Mike, Dan Carlin (on Itunes)
N, Create a folder in Itunes, Drag the episodes into it in the order you want to listen ie the last episode you drag will be the last one played.

Carol A

To Mike Manfrin - try the History of Philosophy with No Gaps (Google that name!) and the BBC's In Our Time, especially as they now have all their archived podcasts in sections (history, philosophy etc)


Anti-Christian bias? Well the transformation of Christianity in the late empire is undoubtedly important, and to not take a position on it or ignore it seems absurd to me.

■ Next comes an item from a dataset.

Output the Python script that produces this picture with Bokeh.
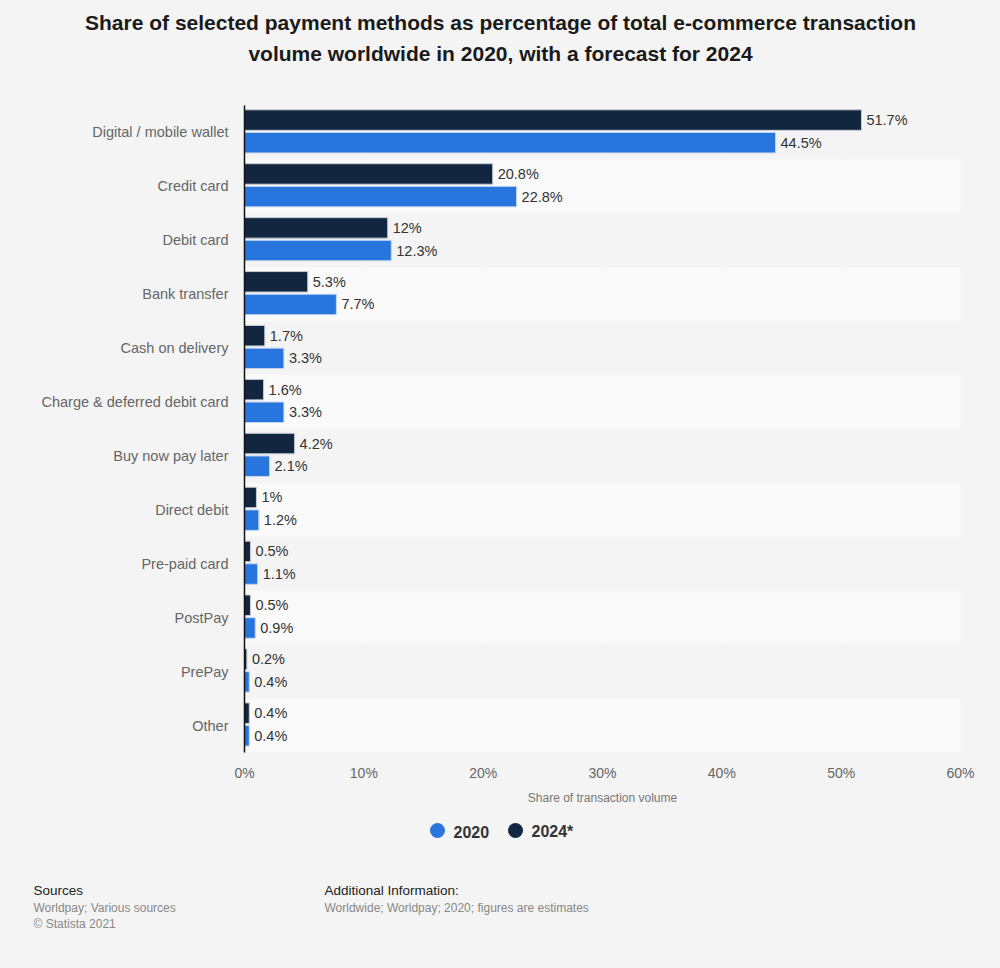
from bokeh.plotting import figure
from bokeh.layouts import column
from bokeh.models import Range1d, FactorRange, FixedTicker, ColumnDataSource
from bokeh.transform import dodge
from bokeh.core.properties import value
from bokeh.embed import file_html
from bokeh.resources import INLINE

# ---------------- data ----------------
categories = ["Digital / mobile wallet", "Credit card", "Debit card", "Bank transfer",
              "Cash on delivery", "Charge & deferred debit card", "Buy now pay later",
              "Direct debit", "Pre-paid card", "PostPay", "PrePay", "Other"]
values_2020 = [44.5, 22.8, 12.3, 7.7, 3.3, 3.3, 2.1, 1.2, 1.1, 0.9, 0.4, 0.4]
values_2024 = [51.7, 20.8, 12.0, 5.3, 1.7, 1.6, 4.2, 1.0, 0.5, 0.5, 0.2, 0.4]
labels_2020 = ["44.5%", "22.8%", "12.3%", "7.7%", "3.3%", "3.3%", "2.1%", "1.2%", "1.1%", "0.9%", "0.4%", "0.4%"]
labels_2024 = ["51.7%", "20.8%", "12%", "5.3%", "1.7%", "1.6%", "4.2%", "1%", "0.5%", "0.5%", "0.2%", "0.4%"]
series_names = ["2020", "2024*"]
x_ticks = [0, 10, 20, 30, 40, 50, 60]
x_tick_labels = ["0%", "10%", "20%", "30%", "40%", "50%", "60%"]

title_lines = ["Share of selected payment methods as percentage of total e-commerce transaction",
               "volume worldwide in 2020, with a forecast for 2024"]
x_axis_label = "Share of transaction volume"
source_head = "Sources"
source_lines = ["Worldpay; Various sources", "© Statista 2021"]
info_head = "Additional Information:"
info_lines = ["Worldwide; Worldpay; 2020; figures are estimates"]

BG = "#f4f4f4"
C2020 = "#2876dd"
C2024 = "#12263f"
FONT = "Liberation Sans"
W = 1000
H_TITLE, H_MAIN, H_FOOT = 90, 720, 158


def blank_fig(h):
    f = figure(width=W, height=h, x_range=Range1d(0, W), y_range=Range1d(h, 0),
               output_backend="svg", toolbar_location=None, min_border=0,
               background_fill_color=BG, border_fill_color=BG, outline_line_color=None,
               frame_align=False)
    f.axis.visible = False
    f.grid.visible = False
    return f


# ---------------- title ----------------
ft = blank_fig(H_TITLE)
ft.text(x=[500, 500], y=[22, 53], text=title_lines, text_align="center", text_baseline="middle",
        text_font=value(FONT), text_font_style="bold", text_font_size="21px", text_color="#1a1a1a")

# ---------------- main chart ----------------
factors = list(reversed(categories))
src = ColumnDataSource(dict(cat=categories, v20=values_2020, v24=values_2024,
                            l20=labels_2020, l24=labels_2024,
                            band=[BG if i % 2 == 0 else "#fafafa" for i in range(len(categories))],
                            bandx=[x_ticks[-1]] * len(categories)))

p = figure(width=W, height=H_MAIN, x_range=Range1d(0, 60), y_range=FactorRange(factors=factors, range_padding=0),
           output_backend="svg", toolbar_location=None,
           min_border_left=244, min_border_right=40, min_border_top=15, min_border_bottom=58,
           background_fill_color=BG, border_fill_color=BG, outline_line_color=None,
           frame_align=False)

p.hbar(y="cat", left=0, right="bandx", height=1.0, source=src, fill_color="band", line_color=None)

OFF24, OFF20 = 0.23, -0.19
p.hbar(y=dodge("cat", OFF24, range=p.y_range), left=0, right="v24", height=0.38, source=src,
       fill_color=C2024, line_color="#c5ccd6", line_width=1)
p.hbar(y=dodge("cat", OFF20, range=p.y_range), left=0, right="v20", height=0.38, source=src,
       fill_color=C2020, line_color="#c5d6ee", line_width=1)

p.text(x="v24", y=dodge("cat", OFF24, range=p.y_range), text="l24", source=src, x_offset=5,
       text_baseline="middle", text_font=value(FONT), text_font_size="14.5px", text_color="#333333")
p.text(x="v20", y=dodge("cat", OFF20, range=p.y_range), text="l20", source=src, x_offset=5,
       text_baseline="middle", text_font=value(FONT), text_font_size="14.5px", text_color="#333333")

p.xgrid.ticker = FixedTicker(ticks=x_ticks)
p.xgrid.grid_line_color = "#cfcfcf"
p.xgrid.grid_line_dash = "2 2"
p.ygrid.visible = False

p.xaxis.ticker = FixedTicker(ticks=x_ticks)
p.xaxis.major_label_overrides = {t: l for t, l in zip(x_ticks, x_tick_labels)}
p.xaxis.axis_line_color = None
p.xaxis.major_tick_line_color = None
p.xaxis.minor_tick_line_color = None
p.xaxis.major_label_text_font = FONT
p.xaxis.major_label_text_font_size = "14px"
p.xaxis.major_label_text_color = "#666666"
p.xaxis.major_label_standoff = 6
p.xaxis.axis_label = x_axis_label
p.xaxis.axis_label_text_font = FONT
p.xaxis.axis_label_text_font_size = "12px"
p.xaxis.axis_label_text_font_style = "normal"
p.xaxis.axis_label_text_color = "#777777"
p.xaxis.axis_label_standoff = 7

p.yaxis.axis_line_color = "#111111"
p.yaxis.axis_line_width = 1.5
p.yaxis.major_tick_line_color = None
p.yaxis.minor_tick_line_color = None
p.yaxis.major_label_text_font = FONT
p.yaxis.major_label_text_font_size = "14.5px"
p.yaxis.major_label_text_color = "#666666"
p.yaxis.major_label_standoff = 10

# ---------------- footer: legend + sources ----------------
ff = blank_fig(H_FOOT)
ff.scatter(x=[437, 515], y=[20, 20], size=15, marker="circle", fill_color=[C2020, C2024], line_color=None)
ff.text(x=[453, 531], y=[21, 21], text=series_names, text_baseline="middle",
        text_font=value(FONT), text_font_style="bold", text_font_size="16px", text_color="#333333")

ff.text(x=[33, 324], y=[80, 80], text=[source_head, info_head], text_baseline="middle",
        text_font=value(FONT), text_font_size="13.5px", text_color="#222222")
ff.text(x=[33, 33, 324], y=[97, 113, 97], text=source_lines + info_lines,
        text_baseline="middle", text_font=value(FONT), text_font_size="12px", text_color="#888888")

layout = column(ft, p, ff, spacing=0, styles={"background-color": BG})
html = file_html(layout, INLINE, title="chart")
html = html.replace("</head>", "<style>html, body { background-color: %s; }</style></head>" % BG, 1)
open("out.html", "w").write(html)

Such a huge transformation definately had some sort of effect on the stability of the late empire, and to simply ignore that seems to be putting one´s head in the sand. I suppose you might even be able to make a positive or neutral argument for what Christianity was to the Roman state in the end, but to simply blithely ignore it and accept it in itself as neutral strikes me as wrongheaded. You have to deal with it as the huge social and political transformation it was.

I, personally, think it probably was a toxic thing to the empire and toxic to the intellectual life of the west for thousands of years. Just ask Hypatia.


Dear Mike Manfrin - I second the Carlin recommendation, but also try "the History of England", "the China history podcast", or even "Europe from its Origins" (now that could get us into a +/- Christianity debate!) There are also several good index pages out there, eg.:


After work I'll pop in to our Temple of Isis here in downtown Mogontiacum, offer a sacrifice or two for your speedy recovery. If that spoilsport Theodosius doesn't catch me first...

Michael C

If it hasn't been put forward already, this would be the time to check out Agora (2009), a Spanish film about Hypatia of Alexandria.

And hope you're healing well! I don't want any barbarian general taking over the podcast.


For another podcast recommendation check out "History of the world in 100 objects" on the BBC


How does Indy know to roll forward to avoid the blade coming out of the floor in that scene?

Get well soon!


I said nothing about judging the effects of Christianity upon the empire, only warned against over-reliance on Gibbons concerning the early centuries of the Church. His naive infatuation with classical paganism and impenetrable cynicism regarding the Church's telling of its own history were the height of intellectual fashionability in his day so the blind spot is perhaps excusable; excusable or not, though, it tarnishes this portion of his narrative which shouldn't be relied on exclusively or uncritically.